**THE PROBLEM:** Any pictures in the records below should be skipped; write out everything else exactly.

(Entries with chart source code)

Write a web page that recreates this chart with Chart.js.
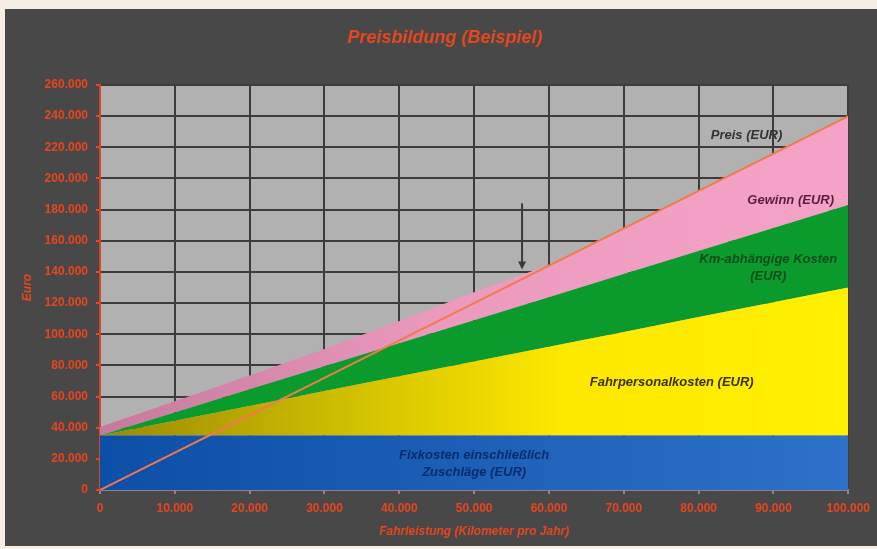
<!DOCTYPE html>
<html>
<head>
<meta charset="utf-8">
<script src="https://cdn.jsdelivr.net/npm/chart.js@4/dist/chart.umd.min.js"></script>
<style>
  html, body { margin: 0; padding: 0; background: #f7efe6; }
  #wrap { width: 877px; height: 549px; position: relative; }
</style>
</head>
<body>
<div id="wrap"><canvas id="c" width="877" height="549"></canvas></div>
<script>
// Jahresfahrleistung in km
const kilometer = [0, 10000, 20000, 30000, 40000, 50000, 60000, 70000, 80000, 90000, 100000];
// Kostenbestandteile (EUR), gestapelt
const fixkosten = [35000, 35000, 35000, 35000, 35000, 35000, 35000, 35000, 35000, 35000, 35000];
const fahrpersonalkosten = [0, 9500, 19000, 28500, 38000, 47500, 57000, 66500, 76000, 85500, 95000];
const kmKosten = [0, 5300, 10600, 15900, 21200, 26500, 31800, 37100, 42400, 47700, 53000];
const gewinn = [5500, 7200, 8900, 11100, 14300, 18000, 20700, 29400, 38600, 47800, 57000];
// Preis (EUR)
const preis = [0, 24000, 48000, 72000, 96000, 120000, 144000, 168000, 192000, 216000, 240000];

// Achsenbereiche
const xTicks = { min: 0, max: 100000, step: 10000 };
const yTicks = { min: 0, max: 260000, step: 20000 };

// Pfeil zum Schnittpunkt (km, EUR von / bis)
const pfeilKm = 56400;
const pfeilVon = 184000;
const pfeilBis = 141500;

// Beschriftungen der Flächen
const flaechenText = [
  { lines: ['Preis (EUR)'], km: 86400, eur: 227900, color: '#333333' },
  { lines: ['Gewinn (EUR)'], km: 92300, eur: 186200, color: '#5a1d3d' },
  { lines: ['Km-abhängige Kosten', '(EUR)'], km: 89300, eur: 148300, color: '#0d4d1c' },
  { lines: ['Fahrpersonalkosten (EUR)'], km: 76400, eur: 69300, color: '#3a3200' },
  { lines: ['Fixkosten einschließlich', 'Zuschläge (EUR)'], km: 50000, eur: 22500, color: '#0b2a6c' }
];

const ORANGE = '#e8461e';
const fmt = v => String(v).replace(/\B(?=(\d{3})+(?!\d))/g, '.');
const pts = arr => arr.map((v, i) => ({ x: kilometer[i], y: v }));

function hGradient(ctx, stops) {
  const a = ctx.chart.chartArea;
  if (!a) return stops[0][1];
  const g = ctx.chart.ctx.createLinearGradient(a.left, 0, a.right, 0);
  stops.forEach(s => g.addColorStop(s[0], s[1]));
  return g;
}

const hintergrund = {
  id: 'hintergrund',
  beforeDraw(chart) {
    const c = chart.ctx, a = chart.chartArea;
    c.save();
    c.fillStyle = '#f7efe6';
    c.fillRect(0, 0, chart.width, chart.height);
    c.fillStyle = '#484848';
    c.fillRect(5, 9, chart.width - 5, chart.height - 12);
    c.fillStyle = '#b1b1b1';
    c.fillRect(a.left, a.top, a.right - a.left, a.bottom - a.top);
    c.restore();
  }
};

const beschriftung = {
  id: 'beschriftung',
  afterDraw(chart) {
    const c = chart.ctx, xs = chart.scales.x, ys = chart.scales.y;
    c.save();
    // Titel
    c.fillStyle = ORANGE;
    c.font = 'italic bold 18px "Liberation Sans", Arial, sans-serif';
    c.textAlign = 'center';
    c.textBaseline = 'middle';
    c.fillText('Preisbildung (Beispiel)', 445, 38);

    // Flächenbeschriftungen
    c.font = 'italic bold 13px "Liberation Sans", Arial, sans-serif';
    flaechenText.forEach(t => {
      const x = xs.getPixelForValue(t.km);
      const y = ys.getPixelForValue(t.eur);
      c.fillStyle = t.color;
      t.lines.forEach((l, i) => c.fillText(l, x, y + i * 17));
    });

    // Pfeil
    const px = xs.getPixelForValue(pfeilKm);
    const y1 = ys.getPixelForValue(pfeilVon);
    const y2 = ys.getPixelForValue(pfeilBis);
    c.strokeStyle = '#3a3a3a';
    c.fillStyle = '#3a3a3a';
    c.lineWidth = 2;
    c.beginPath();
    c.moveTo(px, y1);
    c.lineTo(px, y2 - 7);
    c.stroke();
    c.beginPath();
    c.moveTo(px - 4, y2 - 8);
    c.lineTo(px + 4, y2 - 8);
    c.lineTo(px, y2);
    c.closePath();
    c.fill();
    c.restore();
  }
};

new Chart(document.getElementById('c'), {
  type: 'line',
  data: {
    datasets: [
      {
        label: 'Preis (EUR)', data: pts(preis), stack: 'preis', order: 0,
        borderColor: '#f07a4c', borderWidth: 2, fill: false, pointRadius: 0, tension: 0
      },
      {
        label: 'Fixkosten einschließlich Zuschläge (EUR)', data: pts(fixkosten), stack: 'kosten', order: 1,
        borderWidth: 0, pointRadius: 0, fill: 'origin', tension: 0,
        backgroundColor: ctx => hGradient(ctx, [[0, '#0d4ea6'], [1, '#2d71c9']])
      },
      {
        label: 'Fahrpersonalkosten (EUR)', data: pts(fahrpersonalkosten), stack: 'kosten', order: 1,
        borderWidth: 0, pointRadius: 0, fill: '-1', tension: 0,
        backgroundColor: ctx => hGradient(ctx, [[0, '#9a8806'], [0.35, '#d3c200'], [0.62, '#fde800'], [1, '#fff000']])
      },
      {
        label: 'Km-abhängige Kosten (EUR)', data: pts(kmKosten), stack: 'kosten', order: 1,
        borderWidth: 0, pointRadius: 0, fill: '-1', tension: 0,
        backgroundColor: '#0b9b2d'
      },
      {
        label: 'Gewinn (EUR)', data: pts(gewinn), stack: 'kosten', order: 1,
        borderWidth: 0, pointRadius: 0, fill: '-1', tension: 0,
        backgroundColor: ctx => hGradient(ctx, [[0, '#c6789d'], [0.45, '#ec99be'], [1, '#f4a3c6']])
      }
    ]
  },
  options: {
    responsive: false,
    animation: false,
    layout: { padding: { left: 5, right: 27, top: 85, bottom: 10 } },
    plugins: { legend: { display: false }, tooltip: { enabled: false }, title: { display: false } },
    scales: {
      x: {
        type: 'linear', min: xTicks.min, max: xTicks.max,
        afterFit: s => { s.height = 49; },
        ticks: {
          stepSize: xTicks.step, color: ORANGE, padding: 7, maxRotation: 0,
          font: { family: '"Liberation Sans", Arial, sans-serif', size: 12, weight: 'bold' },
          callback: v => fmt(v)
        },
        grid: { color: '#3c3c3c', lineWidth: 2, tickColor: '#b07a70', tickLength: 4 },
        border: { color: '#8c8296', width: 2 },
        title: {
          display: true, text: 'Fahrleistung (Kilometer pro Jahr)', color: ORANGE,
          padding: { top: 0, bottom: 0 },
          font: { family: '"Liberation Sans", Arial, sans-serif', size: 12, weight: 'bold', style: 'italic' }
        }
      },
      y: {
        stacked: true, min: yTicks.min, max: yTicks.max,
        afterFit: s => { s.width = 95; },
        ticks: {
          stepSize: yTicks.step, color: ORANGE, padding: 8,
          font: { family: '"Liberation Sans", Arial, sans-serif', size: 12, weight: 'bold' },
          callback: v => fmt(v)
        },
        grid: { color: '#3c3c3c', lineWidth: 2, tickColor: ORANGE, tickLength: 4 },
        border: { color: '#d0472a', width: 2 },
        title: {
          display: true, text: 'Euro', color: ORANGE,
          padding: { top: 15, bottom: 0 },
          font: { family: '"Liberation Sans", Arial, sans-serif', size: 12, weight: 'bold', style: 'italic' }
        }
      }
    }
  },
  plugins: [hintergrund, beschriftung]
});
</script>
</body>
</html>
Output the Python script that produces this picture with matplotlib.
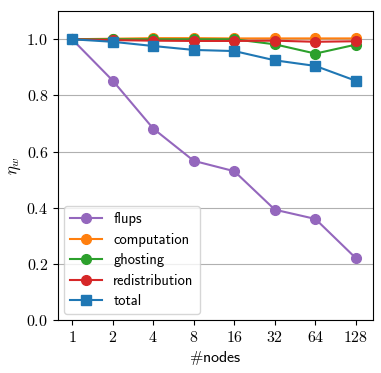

**COMPLETE ANSWER:**
Write a web page that recreates this chart with Chart.js.
<!DOCTYPE html>
<html>
<head>
<meta charset="utf-8">
<script src="https://cdn.jsdelivr.net/npm/chart.js@4/dist/chart.umd.min.js"></script>
<style>
  html, body { margin: 0; padding: 0; background: #f7efe6; }
  #wrap { width: 877px; height: 549px; position: relative; }
</style>
</head>
<body>
<div id="wrap"><canvas id="c" width="877" height="549"></canvas></div>
<script>
// Jahresfahrleistung in km
const kilometer = [0, 10000, 20000, 30000, 40000, 50000, 60000, 70000, 80000, 90000, 100000];
// Kostenbestandteile (EUR), gestapelt
const fixkosten = [35000, 35000, 35000, 35000, 35000, 35000, 35000, 35000, 35000, 35000, 35000];
const fahrpersonalkosten = [0, 9500, 19000, 28500, 38000, 47500, 57000, 66500, 76000, 85500, 95000];
const kmKosten = [0, 5300, 10600, 15900, 21200, 26500, 31800, 37100, 42400, 47700, 53000];
const gewinn = [5500, 7200, 8900, 11100, 14300, 18000, 20700, 29400, 38600, 47800, 57000];
// Preis (EUR)
const preis = [0, 24000, 48000, 72000, 96000, 120000, 144000, 168000, 192000, 216000, 240000];

// Achsenbereiche
const xTicks = { min: 0, max: 100000, step: 10000 };
const yTicks = { min: 0, max: 260000, step: 20000 };

// Pfeil zum Schnittpunkt (km, EUR von / bis)
const pfeilKm = 56400;
const pfeilVon = 184000;
const pfeilBis = 141500;

// Beschriftungen der Flächen
const flaechenText = [
  { lines: ['Preis (EUR)'], km: 86400, eur: 227900, color: '#333333' },
  { lines: ['Gewinn (EUR)'], km: 92300, eur: 186200, color: '#5a1d3d' },
  { lines: ['Km-abhängige Kosten', '(EUR)'], km: 89300, eur: 148300, color: '#0d4d1c' },
  { lines: ['Fahrpersonalkosten (EUR)'], km: 76400, eur: 69300, color: '#3a3200' },
  { lines: ['Fixkosten einschließlich', 'Zuschläge (EUR)'], km: 50000, eur: 22500, color: '#0b2a6c' }
];

const ORANGE = '#e8461e';
const fmt = v => String(v).replace(/\B(?=(\d{3})+(?!\d))/g, '.');
const pts = arr => arr.map((v, i) => ({ x: kilometer[i], y: v }));

function hGradient(ctx, stops) {
  const a = ctx.chart.chartArea;
  if (!a) return stops[0][1];
  const g = ctx.chart.ctx.createLinearGradient(a.left, 0, a.right, 0);
  stops.forEach(s => g.addColorStop(s[0], s[1]));
  return g;
}

const hintergrund = {
  id: 'hintergrund',
  beforeDraw(chart) {
    const c = chart.ctx, a = chart.chartArea;
    c.save();
    c.fillStyle = '#f7efe6';
    c.fillRect(0, 0, chart.width, chart.height);
    c.fillStyle = '#484848';
    c.fillRect(5, 9, chart.width - 5, chart.height - 12);
    c.fillStyle = '#b1b1b1';
    c.fillRect(a.left, a.top, a.right - a.left, a.bottom - a.top);
    c.restore();
  }
};

const beschriftung = {
  id: 'beschriftung',
  afterDraw(chart) {
    const c = chart.ctx, xs = chart.scales.x, ys = chart.scales.y;
    c.save();
    // Titel
    c.fillStyle = ORANGE;
    c.font = 'italic bold 18px "Liberation Sans", Arial, sans-serif';
    c.textAlign = 'center';
    c.textBaseline = 'middle';
    c.fillText('Preisbildung (Beispiel)', 445, 38);

    // Flächenbeschriftungen
    c.font = 'italic bold 13px "Liberation Sans", Arial, sans-serif';
    flaechenText.forEach(t => {
      const x = xs.getPixelForValue(t.km);
      const y = ys.getPixelForValue(t.eur);
      c.fillStyle = t.color;
      t.lines.forEach((l, i) => c.fillText(l, x, y + i * 17));
    });

    // Pfeil
    const px = xs.getPixelForValue(pfeilKm);
    const y1 = ys.getPixelForValue(pfeilVon);
    const y2 = ys.getPixelForValue(pfeilBis);
    c.strokeStyle = '#3a3a3a';
    c.fillStyle = '#3a3a3a';
    c.lineWidth = 2;
    c.beginPath();
    c.moveTo(px, y1);
    c.lineTo(px, y2 - 7);
    c.stroke();
    c.beginPath();
    c.moveTo(px - 4, y2 - 8);
    c.lineTo(px + 4, y2 - 8);
    c.lineTo(px, y2);
    c.closePath();
    c.fill();
    c.restore();
  }
};

new Chart(document.getElementById('c'), {
  type: 'line',
  data: {
    datasets: [
      {
        label: 'Preis (EUR)', data: pts(preis), stack: 'preis', order: 0,
        borderColor: '#f07a4c', borderWidth: 2, fill: false, pointRadius: 0, tension: 0
      },
      {
        label: 'Fixkosten einschließlich Zuschläge (EUR)', data: pts(fixkosten), stack: 'kosten', order: 1,
        borderWidth: 0, pointRadius: 0, fill: 'origin', tension: 0,
        backgroundColor: ctx => hGradient(ctx, [[0, '#0d4ea6'], [1, '#2d71c9']])
      },
      {
        label: 'Fahrpersonalkosten (EUR)', data: pts(fahrpersonalkosten), stack: 'kosten', order: 1,
        borderWidth: 0, pointRadius: 0, fill: '-1', tension: 0,
        backgroundColor: ctx => hGradient(ctx, [[0, '#9a8806'], [0.35, '#d3c200'], [0.62, '#fde800'], [1, '#fff000']])
      },
      {
        label: 'Km-abhängige Kosten (EUR)', data: pts(kmKosten), stack: 'kosten', order: 1,
        borderWidth: 0, pointRadius: 0, fill: '-1', tension: 0,
        backgroundColor: '#0b9b2d'
      },
      {
        label: 'Gewinn (EUR)', data: pts(gewinn), stack: 'kosten', order: 1,
        borderWidth: 0, pointRadius: 0, fill: '-1', tension: 0,
        backgroundColor: ctx => hGradient(ctx, [[0, '#c6789d'], [0.45, '#ec99be'], [1, '#f4a3c6']])
      }
    ]
  },
  options: {
    responsive: false,
    animation: false,
    layout: { padding: { left: 5, right: 27, top: 85, bottom: 10 } },
    plugins: { legend: { display: false }, tooltip: { enabled: false }, title: { display: false } },
    scales: {
      x: {
        type: 'linear', min: xTicks.min, max: xTicks.max,
        afterFit: s => { s.height = 49; },
        ticks: {
          stepSize: xTicks.step, color: ORANGE, padding: 7, maxRotation: 0,
          font: { family: '"Liberation Sans", Arial, sans-serif', size: 12, weight: 'bold' },
          callback: v => fmt(v)
        },
        grid: { color: '#3c3c3c', lineWidth: 2, tickColor: '#b07a70', tickLength: 4 },
        border: { color: '#8c8296', width: 2 },
        title: {
          display: true, text: 'Fahrleistung (Kilometer pro Jahr)', color: ORANGE,
          padding: { top: 0, bottom: 0 },
          font: { family: '"Liberation Sans", Arial, sans-serif', size: 12, weight: 'bold', style: 'italic' }
        }
      },
      y: {
        stacked: true, min: yTicks.min, max: yTicks.max,
        afterFit: s => { s.width = 95; },
        ticks: {
          stepSize: yTicks.step, color: ORANGE, padding: 8,
          font: { family: '"Liberation Sans", Arial, sans-serif', size: 12, weight: 'bold' },
          callback: v => fmt(v)
        },
        grid: { color: '#3c3c3c', lineWidth: 2, tickColor: ORANGE, tickLength: 4 },
        border: { color: '#d0472a', width: 2 },
        title: {
          display: true, text: 'Euro', color: ORANGE,
          padding: { top: 15, bottom: 0 },
          font: { family: '"Liberation Sans", Arial, sans-serif', size: 12, weight: 'bold', style: 'italic' }
        }
      }
    }
  },
  plugins: [hintergrund, beschriftung]
});
</script>
</body>
</html>
Output the Python script that produces this picture with matplotlib.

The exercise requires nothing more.